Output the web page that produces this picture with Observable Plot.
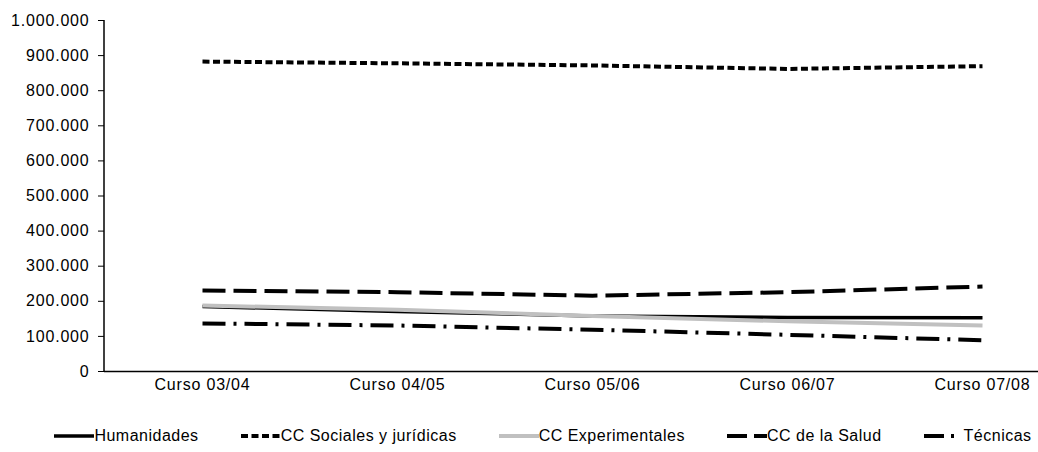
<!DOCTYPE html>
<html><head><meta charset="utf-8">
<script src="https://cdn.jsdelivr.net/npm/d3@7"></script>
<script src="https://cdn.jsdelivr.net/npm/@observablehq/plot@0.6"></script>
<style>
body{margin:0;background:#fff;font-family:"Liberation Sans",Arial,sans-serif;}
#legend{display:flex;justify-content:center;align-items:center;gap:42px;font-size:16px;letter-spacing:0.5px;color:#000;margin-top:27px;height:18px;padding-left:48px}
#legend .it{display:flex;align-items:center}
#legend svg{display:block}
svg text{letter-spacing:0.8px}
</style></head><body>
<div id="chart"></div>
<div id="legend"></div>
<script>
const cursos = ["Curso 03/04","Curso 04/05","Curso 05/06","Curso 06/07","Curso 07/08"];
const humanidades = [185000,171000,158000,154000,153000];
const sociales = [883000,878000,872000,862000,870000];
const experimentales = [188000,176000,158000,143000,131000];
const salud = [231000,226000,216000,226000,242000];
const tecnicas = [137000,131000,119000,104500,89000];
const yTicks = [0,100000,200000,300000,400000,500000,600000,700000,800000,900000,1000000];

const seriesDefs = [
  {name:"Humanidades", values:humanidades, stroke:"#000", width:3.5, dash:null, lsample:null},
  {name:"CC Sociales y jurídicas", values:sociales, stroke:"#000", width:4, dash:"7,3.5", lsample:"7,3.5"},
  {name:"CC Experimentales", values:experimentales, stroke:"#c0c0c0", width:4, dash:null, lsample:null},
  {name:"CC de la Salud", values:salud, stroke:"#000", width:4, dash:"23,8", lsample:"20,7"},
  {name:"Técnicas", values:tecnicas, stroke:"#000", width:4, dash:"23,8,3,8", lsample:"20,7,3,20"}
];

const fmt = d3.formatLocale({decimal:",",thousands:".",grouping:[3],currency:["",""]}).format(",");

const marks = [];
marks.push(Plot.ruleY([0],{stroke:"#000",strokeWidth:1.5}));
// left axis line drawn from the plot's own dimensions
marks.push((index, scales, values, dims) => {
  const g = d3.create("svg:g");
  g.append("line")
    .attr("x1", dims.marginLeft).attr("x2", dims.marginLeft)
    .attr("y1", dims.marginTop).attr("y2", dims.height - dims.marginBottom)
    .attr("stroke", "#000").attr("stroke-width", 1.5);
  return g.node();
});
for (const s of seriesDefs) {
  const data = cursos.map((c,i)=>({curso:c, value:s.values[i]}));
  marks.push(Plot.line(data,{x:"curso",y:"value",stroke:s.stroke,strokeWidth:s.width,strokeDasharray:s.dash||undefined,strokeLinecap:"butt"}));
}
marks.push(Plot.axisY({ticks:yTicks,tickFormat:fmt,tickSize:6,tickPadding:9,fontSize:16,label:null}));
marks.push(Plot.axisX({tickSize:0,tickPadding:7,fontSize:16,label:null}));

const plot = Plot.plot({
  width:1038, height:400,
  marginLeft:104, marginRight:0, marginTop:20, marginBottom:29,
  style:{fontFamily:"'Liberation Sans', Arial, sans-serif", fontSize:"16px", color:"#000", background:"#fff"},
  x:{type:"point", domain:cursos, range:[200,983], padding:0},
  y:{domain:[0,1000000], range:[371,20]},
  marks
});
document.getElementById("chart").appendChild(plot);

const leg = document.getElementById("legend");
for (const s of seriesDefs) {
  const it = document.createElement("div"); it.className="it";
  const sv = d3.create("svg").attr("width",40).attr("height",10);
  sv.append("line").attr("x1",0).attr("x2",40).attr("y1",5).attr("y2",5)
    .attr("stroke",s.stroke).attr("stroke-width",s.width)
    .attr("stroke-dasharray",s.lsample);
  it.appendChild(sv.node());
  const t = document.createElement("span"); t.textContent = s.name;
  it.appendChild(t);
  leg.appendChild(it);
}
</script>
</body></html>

============================================================

→ **TO BE DONE**:
Keep the pictures out of the copy and write out the data exactly as it stands.

→ **COMPLETE ANSWER**:
Output the web page that produces this picture with Observable Plot.
<!DOCTYPE html>
<html><head><meta charset="utf-8">
<script src="https://cdn.jsdelivr.net/npm/d3@7"></script>
<script src="https://cdn.jsdelivr.net/npm/@observablehq/plot@0.6"></script>
<style>
body{margin:0;background:#fff;font-family:"Liberation Sans",Arial,sans-serif;}
#legend{display:flex;justify-content:center;align-items:center;gap:42px;font-size:16px;letter-spacing:0.5px;color:#000;margin-top:27px;height:18px;padding-left:48px}
#legend .it{display:flex;align-items:center}
#legend svg{display:block}
svg text{letter-spacing:0.8px}
</style></head><body>
<div id="chart"></div>
<div id="legend"></div>
<script>
const cursos = ["Curso 03/04","Curso 04/05","Curso 05/06","Curso 06/07","Curso 07/08"];
const humanidades = [185000,171000,158000,154000,153000];
const sociales = [883000,878000,872000,862000,870000];
const experimentales = [188000,176000,158000,143000,131000];
const salud = [231000,226000,216000,226000,242000];
const tecnicas = [137000,131000,119000,104500,89000];
const yTicks = [0,100000,200000,300000,400000,500000,600000,700000,800000,900000,1000000];

const seriesDefs = [
  {name:"Humanidades", values:humanidades, stroke:"#000", width:3.5, dash:null, lsample:null},
  {name:"CC Sociales y jurídicas", values:sociales, stroke:"#000", width:4, dash:"7,3.5", lsample:"7,3.5"},
  {name:"CC Experimentales", values:experimentales, stroke:"#c0c0c0", width:4, dash:null, lsample:null},
  {name:"CC de la Salud", values:salud, stroke:"#000", width:4, dash:"23,8", lsample:"20,7"},
  {name:"Técnicas", values:tecnicas, stroke:"#000", width:4, dash:"23,8,3,8", lsample:"20,7,3,20"}
];

const fmt = d3.formatLocale({decimal:",",thousands:".",grouping:[3],currency:["",""]}).format(",");

const marks = [];
marks.push(Plot.ruleY([0],{stroke:"#000",strokeWidth:1.5}));
// left axis line drawn from the plot's own dimensions
marks.push((index, scales, values, dims) => {
  const g = d3.create("svg:g");
  g.append("line")
    .attr("x1", dims.marginLeft).attr("x2", dims.marginLeft)
    .attr("y1", dims.marginTop).attr("y2", dims.height - dims.marginBottom)
    .attr("stroke", "#000").attr("stroke-width", 1.5);
  return g.node();
});
for (const s of seriesDefs) {
  const data = cursos.map((c,i)=>({curso:c, value:s.values[i]}));
  marks.push(Plot.line(data,{x:"curso",y:"value",stroke:s.stroke,strokeWidth:s.width,strokeDasharray:s.dash||undefined,strokeLinecap:"butt"}));
}
marks.push(Plot.axisY({ticks:yTicks,tickFormat:fmt,tickSize:6,tickPadding:9,fontSize:16,label:null}));
marks.push(Plot.axisX({tickSize:0,tickPadding:7,fontSize:16,label:null}));

const plot = Plot.plot({
  width:1038, height:400,
  marginLeft:104, marginRight:0, marginTop:20, marginBottom:29,
  style:{fontFamily:"'Liberation Sans', Arial, sans-serif", fontSize:"16px", color:"#000", background:"#fff"},
  x:{type:"point", domain:cursos, range:[200,983], padding:0},
  y:{domain:[0,1000000], range:[371,20]},
  marks
});
document.getElementById("chart").appendChild(plot);

const leg = document.getElementById("legend");
for (const s of seriesDefs) {
  const it = document.createElement("div"); it.className="it";
  const sv = d3.create("svg").attr("width",40).attr("height",10);
  sv.append("line").attr("x1",0).attr("x2",40).attr("y1",5).attr("y2",5)
    .attr("stroke",s.stroke).attr("stroke-width",s.width)
    .attr("stroke-dasharray",s.lsample);
  it.appendChild(sv.node());
  const t = document.createElement("span"); t.textContent = s.name;
  it.appendChild(t);
  leg.appendChild(it);
}
</script>
</body></html>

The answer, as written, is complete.